There are a few things going on here. First, you are running a shell script as pid 1 inside the container. That process in various scenarios is what sees the cont+c, or docker stop sending the signal, and it is up to bash to trap and handle it. By default, when running as pid 1, bash will ignore the signal (I believe to handle single user mode on a Linux server). You would need to explicitly trap and handle that signal with something like:

trap 'pkill -P $$; exit 1;' TERM INT

at the top of the script.

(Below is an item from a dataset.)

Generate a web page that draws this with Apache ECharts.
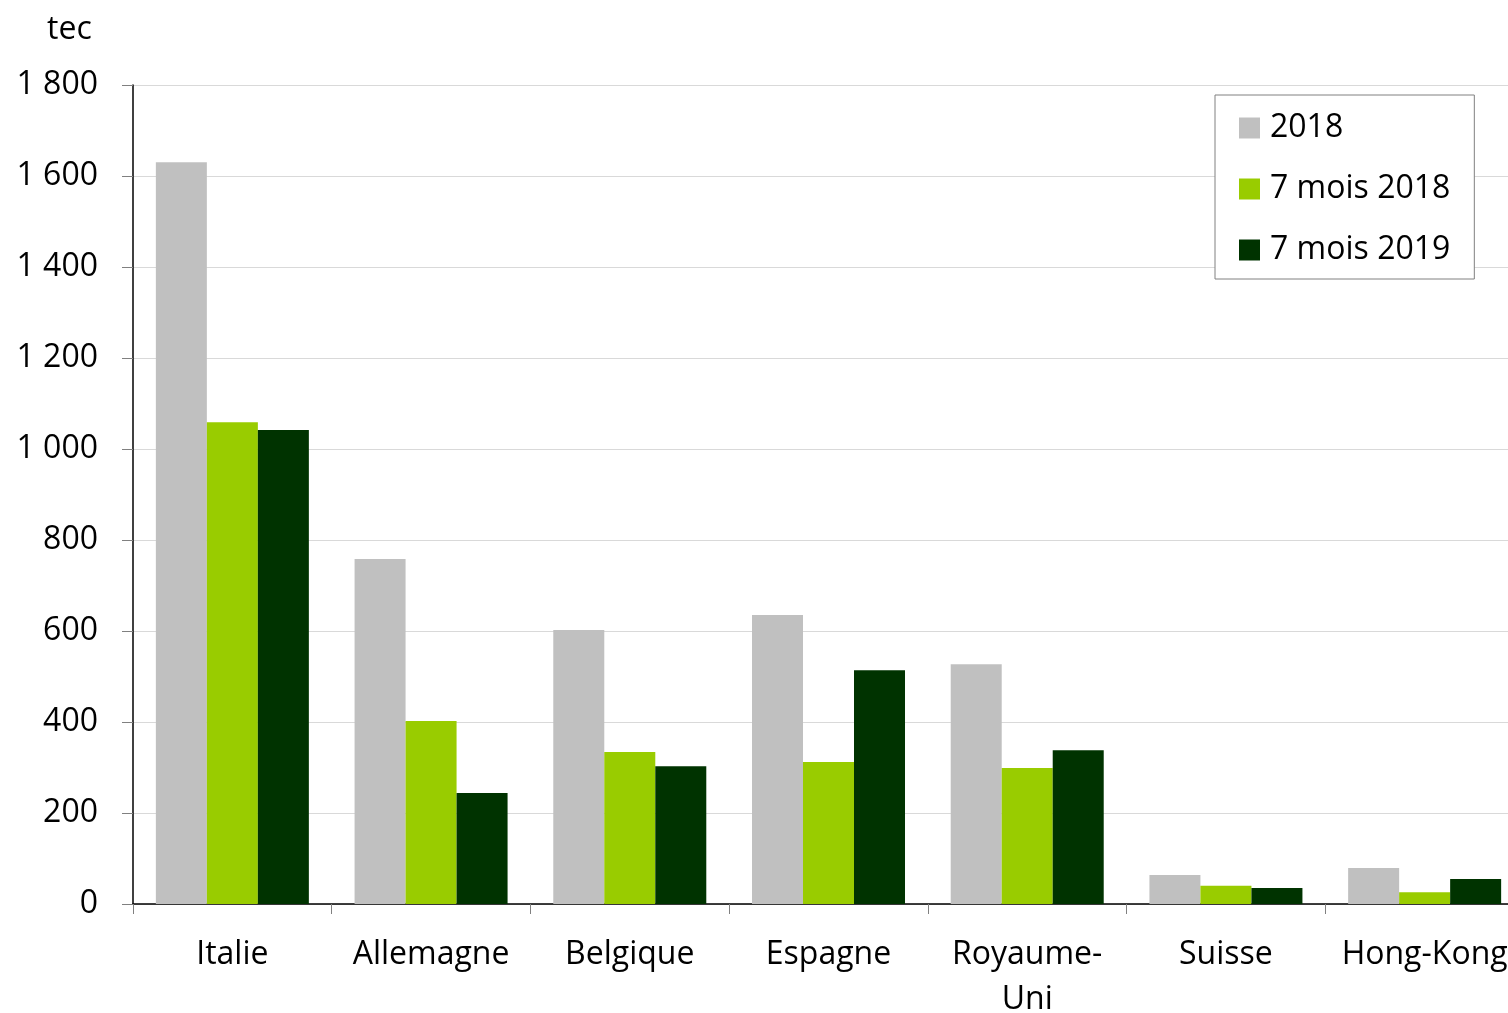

That would catch the SIGTERM and SIGINT (generated by a cont+c), kill child processes, and exit immediately.

Next, there is the su command, which itself forks a process that can break signal handling. I prefer gosu which runs an exec instead of a fork syscall, removing itself from the process list. You can install gosu with the following in a Dockerfile:

ARG GOSU_VER=1.10
ARG GOSU_ARCH=amd64
RUN curl -sSL "https://github.com/tianon/gosu/releases/download/${GOSU_VER}/gosu-${GOSU_ARCH}" >/usr/bin/gosu \
 && chmod 755 /usr/bin/gosu \
 && gosu nobody true

Lastly, there's a lot of logic in the entrypoint to fork and then wait for a background process to finish. This could be simplified by running the processes in the foreground. The last command you run can be started with an exec to avoid leaving the shell running. You can catch errors with set -e, or expand that to show debugging of what commands are being run with a -x flag. The end result looks like:

#!/bin/bash

set -ex

# in case a signal is received during PRERUN
trap 'exit 1;' TERM INT

# Run prerun script
$PRERUN

# Run main program dropping root privileges.
exec gosu "$USER" /opt/conda/bin/python /results/src/launcher/entrypoint.py \
      > >(tee -a /results/stdout.txt) 2> >(tee -a /results/stderr.txt >&2)

If you can get rid of the /results logs, you should be able to switch from /bin/bash to /bin/sh at the top of the script, and just rely on docker logs to see the results from the container.